Collected material »
+++
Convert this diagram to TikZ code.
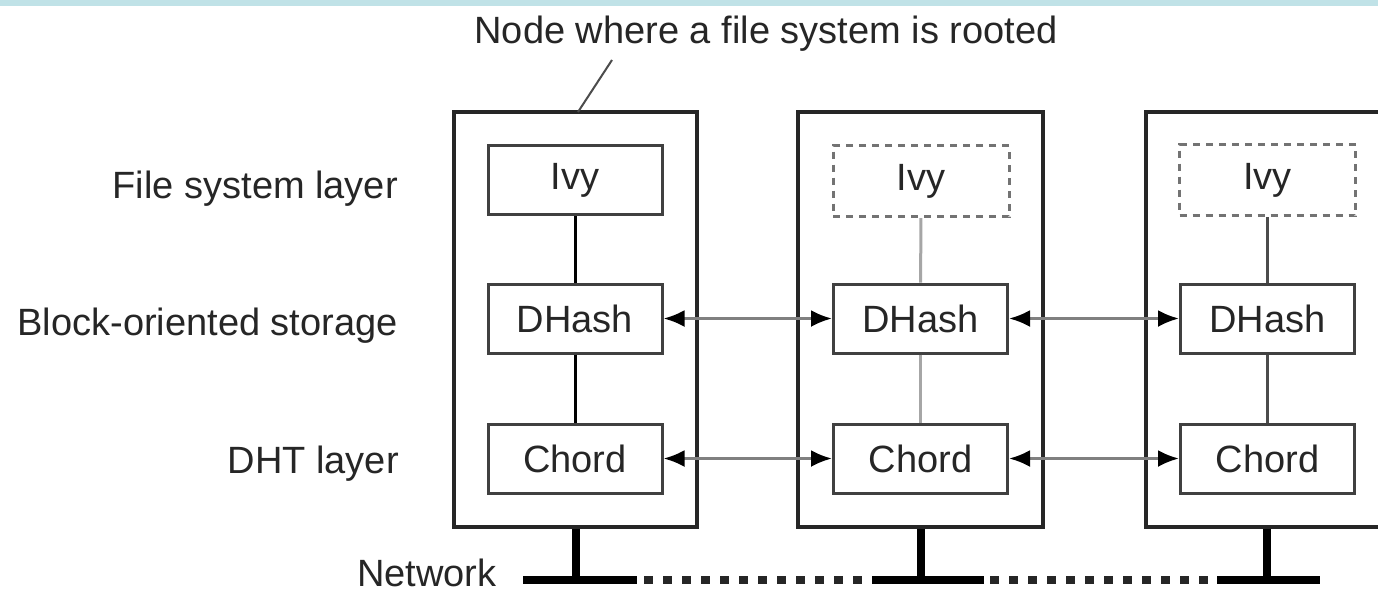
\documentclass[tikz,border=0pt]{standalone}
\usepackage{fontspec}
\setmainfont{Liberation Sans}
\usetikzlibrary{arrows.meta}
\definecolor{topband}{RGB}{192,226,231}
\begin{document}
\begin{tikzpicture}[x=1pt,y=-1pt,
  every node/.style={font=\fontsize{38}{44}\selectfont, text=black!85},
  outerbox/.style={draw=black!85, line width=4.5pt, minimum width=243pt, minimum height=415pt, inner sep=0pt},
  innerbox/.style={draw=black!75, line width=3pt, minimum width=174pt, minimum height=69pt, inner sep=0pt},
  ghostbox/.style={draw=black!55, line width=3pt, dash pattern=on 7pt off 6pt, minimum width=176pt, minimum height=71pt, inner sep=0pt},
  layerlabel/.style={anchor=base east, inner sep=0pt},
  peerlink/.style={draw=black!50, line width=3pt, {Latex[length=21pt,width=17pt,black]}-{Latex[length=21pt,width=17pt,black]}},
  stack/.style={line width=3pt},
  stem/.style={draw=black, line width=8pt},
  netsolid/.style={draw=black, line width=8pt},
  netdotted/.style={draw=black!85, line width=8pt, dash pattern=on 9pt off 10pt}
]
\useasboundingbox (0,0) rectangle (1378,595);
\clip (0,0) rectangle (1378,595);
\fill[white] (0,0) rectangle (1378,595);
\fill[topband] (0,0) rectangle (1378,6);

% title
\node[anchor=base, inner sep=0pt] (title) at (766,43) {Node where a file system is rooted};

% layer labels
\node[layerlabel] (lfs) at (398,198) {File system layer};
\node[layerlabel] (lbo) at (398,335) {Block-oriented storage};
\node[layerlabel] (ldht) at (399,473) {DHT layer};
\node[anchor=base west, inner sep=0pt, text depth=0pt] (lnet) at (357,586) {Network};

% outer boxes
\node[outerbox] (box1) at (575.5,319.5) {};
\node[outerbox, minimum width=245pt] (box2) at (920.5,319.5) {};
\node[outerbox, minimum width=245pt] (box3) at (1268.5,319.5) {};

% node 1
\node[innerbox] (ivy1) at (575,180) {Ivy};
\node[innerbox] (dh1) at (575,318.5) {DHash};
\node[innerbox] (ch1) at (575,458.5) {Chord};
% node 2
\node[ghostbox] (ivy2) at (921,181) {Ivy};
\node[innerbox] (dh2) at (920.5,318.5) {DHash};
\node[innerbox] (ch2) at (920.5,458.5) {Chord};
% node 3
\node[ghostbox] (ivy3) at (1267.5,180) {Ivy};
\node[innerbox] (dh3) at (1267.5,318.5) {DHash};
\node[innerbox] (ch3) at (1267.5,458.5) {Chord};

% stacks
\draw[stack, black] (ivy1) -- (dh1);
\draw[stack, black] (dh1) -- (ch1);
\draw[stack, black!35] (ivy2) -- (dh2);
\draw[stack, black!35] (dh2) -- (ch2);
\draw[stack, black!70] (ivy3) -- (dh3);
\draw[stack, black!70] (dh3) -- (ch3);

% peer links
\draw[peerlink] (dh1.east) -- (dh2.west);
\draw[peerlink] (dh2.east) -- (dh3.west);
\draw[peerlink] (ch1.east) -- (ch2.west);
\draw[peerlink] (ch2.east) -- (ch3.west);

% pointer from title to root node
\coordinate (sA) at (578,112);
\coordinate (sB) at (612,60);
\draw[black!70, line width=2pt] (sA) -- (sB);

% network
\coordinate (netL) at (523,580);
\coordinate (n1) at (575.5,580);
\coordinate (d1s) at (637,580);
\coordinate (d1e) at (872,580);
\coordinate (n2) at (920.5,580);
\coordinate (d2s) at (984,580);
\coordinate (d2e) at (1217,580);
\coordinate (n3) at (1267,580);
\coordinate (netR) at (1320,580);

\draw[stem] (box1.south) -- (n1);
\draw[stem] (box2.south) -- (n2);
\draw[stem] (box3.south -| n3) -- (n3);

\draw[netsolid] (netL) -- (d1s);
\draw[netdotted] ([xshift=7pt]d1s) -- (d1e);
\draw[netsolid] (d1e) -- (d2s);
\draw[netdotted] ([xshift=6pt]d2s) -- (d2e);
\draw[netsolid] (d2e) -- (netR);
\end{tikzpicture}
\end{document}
+++
Required task » Every line above should be repeated exactly; pictures stay out of the copy.

Task answer »
Convert this diagram to TikZ code.
\documentclass[tikz,border=0pt]{standalone}
\usepackage{fontspec}
\setmainfont{Liberation Sans}
\usetikzlibrary{arrows.meta}
\definecolor{topband}{RGB}{192,226,231}
\begin{document}
\begin{tikzpicture}[x=1pt,y=-1pt,
  every node/.style={font=\fontsize{38}{44}\selectfont, text=black!85},
  outerbox/.style={draw=black!85, line width=4.5pt, minimum width=243pt, minimum height=415pt, inner sep=0pt},
  innerbox/.style={draw=black!75, line width=3pt, minimum width=174pt, minimum height=69pt, inner sep=0pt},
  ghostbox/.style={draw=black!55, line width=3pt, dash pattern=on 7pt off 6pt, minimum width=176pt, minimum height=71pt, inner sep=0pt},
  layerlabel/.style={anchor=base east, inner sep=0pt},
  peerlink/.style={draw=black!50, line width=3pt, {Latex[length=21pt,width=17pt,black]}-{Latex[length=21pt,width=17pt,black]}},
  stack/.style={line width=3pt},
  stem/.style={draw=black, line width=8pt},
  netsolid/.style={draw=black, line width=8pt},
  netdotted/.style={draw=black!85, line width=8pt, dash pattern=on 9pt off 10pt}
]
\useasboundingbox (0,0) rectangle (1378,595);
\clip (0,0) rectangle (1378,595);
\fill[white] (0,0) rectangle (1378,595);
\fill[topband] (0,0) rectangle (1378,6);

% title
\node[anchor=base, inner sep=0pt] (title) at (766,43) {Node where a file system is rooted};

% layer labels
\node[layerlabel] (lfs) at (398,198) {File system layer};
\node[layerlabel] (lbo) at (398,335) {Block-oriented storage};
\node[layerlabel] (ldht) at (399,473) {DHT layer};
\node[anchor=base west, inner sep=0pt, text depth=0pt] (lnet) at (357,586) {Network};

% outer boxes
\node[outerbox] (box1) at (575.5,319.5) {};
\node[outerbox, minimum width=245pt] (box2) at (920.5,319.5) {};
\node[outerbox, minimum width=245pt] (box3) at (1268.5,319.5) {};

% node 1
\node[innerbox] (ivy1) at (575,180) {Ivy};
\node[innerbox] (dh1) at (575,318.5) {DHash};
\node[innerbox] (ch1) at (575,458.5) {Chord};
% node 2
\node[ghostbox] (ivy2) at (921,181) {Ivy};
\node[innerbox] (dh2) at (920.5,318.5) {DHash};
\node[innerbox] (ch2) at (920.5,458.5) {Chord};
% node 3
\node[ghostbox] (ivy3) at (1267.5,180) {Ivy};
\node[innerbox] (dh3) at (1267.5,318.5) {DHash};
\node[innerbox] (ch3) at (1267.5,458.5) {Chord};

% stacks
\draw[stack, black] (ivy1) -- (dh1);
\draw[stack, black] (dh1) -- (ch1);
\draw[stack, black!35] (ivy2) -- (dh2);
\draw[stack, black!35] (dh2) -- (ch2);
\draw[stack, black!70] (ivy3) -- (dh3);
\draw[stack, black!70] (dh3) -- (ch3);

% peer links
\draw[peerlink] (dh1.east) -- (dh2.west);
\draw[peerlink] (dh2.east) -- (dh3.west);
\draw[peerlink] (ch1.east) -- (ch2.west);
\draw[peerlink] (ch2.east) -- (ch3.west);

% pointer from title to root node
\coordinate (sA) at (578,112);
\coordinate (sB) at (612,60);
\draw[black!70, line width=2pt] (sA) -- (sB);

% network
\coordinate (netL) at (523,580);
\coordinate (n1) at (575.5,580);
\coordinate (d1s) at (637,580);
\coordinate (d1e) at (872,580);
\coordinate (n2) at (920.5,580);
\coordinate (d2s) at (984,580);
\coordinate (d2e) at (1217,580);
\coordinate (n3) at (1267,580);
\coordinate (netR) at (1320,580);

\draw[stem] (box1.south) -- (n1);
\draw[stem] (box2.south) -- (n2);
\draw[stem] (box3.south -| n3) -- (n3);

\draw[netsolid] (netL) -- (d1s);
\draw[netdotted] ([xshift=7pt]d1s) -- (d1e);
\draw[netsolid] (d1e) -- (d2s);
\draw[netdotted] ([xshift=6pt]d2s) -- (d2e);
\draw[netsolid] (d2e) -- (netR);
\end{tikzpicture}
\end{document}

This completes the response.